INSTRUCTION —
Leave the pictures out and quote every line from the start of the listing to the line with "Chart.register(...registerables);", inclusive.
# START OF DATASET EXTRACT
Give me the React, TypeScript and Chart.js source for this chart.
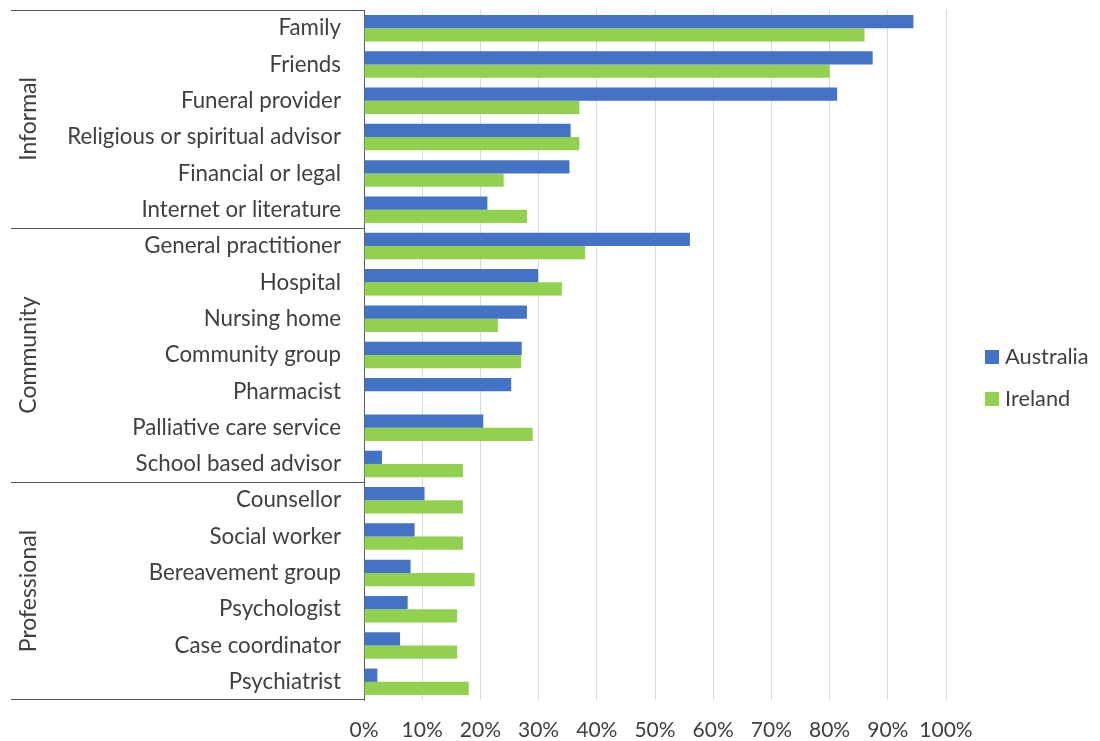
import React, { useEffect, useRef } from 'react';
import { Chart, registerables } from 'chart.js';

Chart.register(...registerables);

const categories = [
  'Family',
  'Friends',
  'Funeral provider',
  'Religious or spiritual advisor',
  'Financial or legal',
  'Internet or literature',
  'General practitioner',
  'Hospital',
  'Nursing home',
  'Community group',
  'Pharmacist',
  'Palliative care service',
  'School based advisor',
  'Counsellor',
  'Social worker',
  'Bereavement group',
  'Psychologist',
  'Case coordinator',
  'Psychiatrist',
];

const australia = [94.4, 87.4, 81.3, 35.5, 35.3, 21.2, 56.0, 29.9, 28.0, 27.1, 25.3, 20.5, 3.1, 10.4, 8.7, 8.0, 7.5, 6.2, 2.3];
const ireland = [86, 80, 37, 37, 24, 28, 38, 34, 23, 27, 0, 29, 17, 17, 17, 19, 16, 16, 18];

const groups = ['Informal', 'Community', 'Professional'];
const groupSizes = [6, 7, 6];

const seriesNames = ['Australia', 'Ireland'];
const seriesColors = ['#4472C4', '#92D050'];

const xMin = 0;
const xMax = 100;
const xStep = 10;

const FONT = 'Lato, Carlito, Calibri, "Noto Sans", sans-serif';
const LABEL_SIZE = 22.3;
const TICK_SIZE = 21;
const LEGEND_SIZE = 21.8;
const GROUP_SIZE = 23;
const TEXT_COLOR = '#404040';
const LINE_COLOR = '#595959';

const groupPlugin = {
  id: 'groupPlugin',
  afterDraw(chart: any) {
    const { ctx, chartArea } = chart;
    const y = chart.scales.y;
    const half = (y.getPixelForValue(1) - y.getPixelForValue(0)) / 2;
    ctx.save();
    ctx.strokeStyle = LINE_COLOR;
    ctx.lineWidth = 1;
    ctx.fillStyle = TEXT_COLOR;
    ctx.font = `${GROUP_SIZE}px ${FONT}`;
    ctx.textAlign = 'center';
    ctx.textBaseline = 'middle';
    let start = 0;
    const lineLeft = 11;
    groups.forEach((g, gi) => {
      const size = groupSizes[gi];
      const top = y.getPixelForValue(start) - half;
      const bottom = y.getPixelForValue(start + size - 1) + half;
      ctx.beginPath();
      ctx.moveTo(lineLeft, Math.round(top) + 0.5);
      ctx.lineTo(chartArea.left, Math.round(top) + 0.5);
      if (gi === groups.length - 1) {
        ctx.moveTo(lineLeft, Math.round(bottom) - 0.5);
        ctx.lineTo(chartArea.left, Math.round(bottom) - 0.5);
      }
      ctx.stroke();
      ctx.save();
      ctx.translate(29, (top + bottom) / 2);
      ctx.rotate(-Math.PI / 2);
      ctx.fillText(g, 0, 0);
      ctx.restore();
      start += size;
    });
    ctx.restore();
  },
};

const legendPlugin = {
  id: 'customLegend',
  afterDraw(chart: any) {
    const { ctx, chartArea } = chart;
    ctx.save();
    ctx.font = `${LEGEND_SIZE}px ${FONT}`;
    ctx.textAlign = 'left';
    ctx.textBaseline = 'middle';
    const x0 = chartArea.right + 39;
    const y0 = chartArea.top + 347;
    seriesNames.forEach((name, i) => {
      const cy = y0 + i * 42;
      ctx.fillStyle = seriesColors[i];
      ctx.fillRect(x0, cy - 7, 14, 14);
      ctx.fillStyle = TEXT_COLOR;
      ctx.fillText(name, x0 + 20, cy);
    });
    ctx.restore();
  },
};

export default function App() {
  const ref = useRef<HTMLCanvasElement | null>(null);
  useEffect(() => {
    if (!ref.current) return;
    const chart = new Chart(ref.current, {
      type: 'bar',
      data: {
        labels: categories,
        datasets: [
          {
            label: seriesNames[0],
            data: australia,
            backgroundColor: seriesColors[0],
            barPercentage: 1,
            categoryPercentage: 0.73,
          },
          {
            label: seriesNames[1],
            data: ireland,
            backgroundColor: seriesColors[1],
            barPercentage: 1,
            categoryPercentage: 0.73,
          },
        ],
      },
      options: {
        indexAxis: 'y',
        responsive: false,
        animation: false,
        devicePixelRatio: 1,
        layout: { padding: { top: 10, right: 154, left: 0, bottom: 0 } },
        plugins: {
          legend: { display: false },
          tooltip: { enabled: false },
        },
        scales: {
          x: {
            min: xMin,
            max: xMax,
            ticks: {
              stepSize: xStep,
              callback: (v: any) => `${v}%`,
              color: TEXT_COLOR,
              font: { family: FONT, size: TICK_SIZE },
              padding: 18,
              maxRotation: 0,
            },
            grid: { color: '#d9d9d9', lineWidth: 1, drawTicks: false },
            border: { display: false },
            afterFit: (scale: any) => {
              scale.height = 41;
              scale.paddingLeft = 0;
              scale.paddingRight = 0;
            },
          },
          y: {
            ticks: {
              color: TEXT_COLOR,
              font: { family: FONT, size: LABEL_SIZE },
              padding: 23,
              autoSkip: false,
            },
            grid: { display: false, drawTicks: false },
            border: { display: true, color: LINE_COLOR, width: 1 },
            afterFit: (scale: any) => {
              scale.width = 364;
              scale.paddingTop = 0;
              scale.paddingBottom = 0;
            },
          },
        },
      },
      plugins: [groupPlugin, legendPlugin],
    });
    return () => chart.destroy();
  }, []);
  return (
    <div style={{ position: 'fixed', left: 0, top: 0, width: 1100, height: 741, background: '#fff' }}>
      <canvas ref={ref} width={1100} height={741} style={{ display: 'block' }} />
    </div>
  );
}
# END OF DATASET EXTRACT
RESPONSE TO THE EXERCISE —
Give me the React, TypeScript and Chart.js source for this chart.
import React, { useEffect, useRef } from 'react';
import { Chart, registerables } from 'chart.js';

Chart.register(...registerables);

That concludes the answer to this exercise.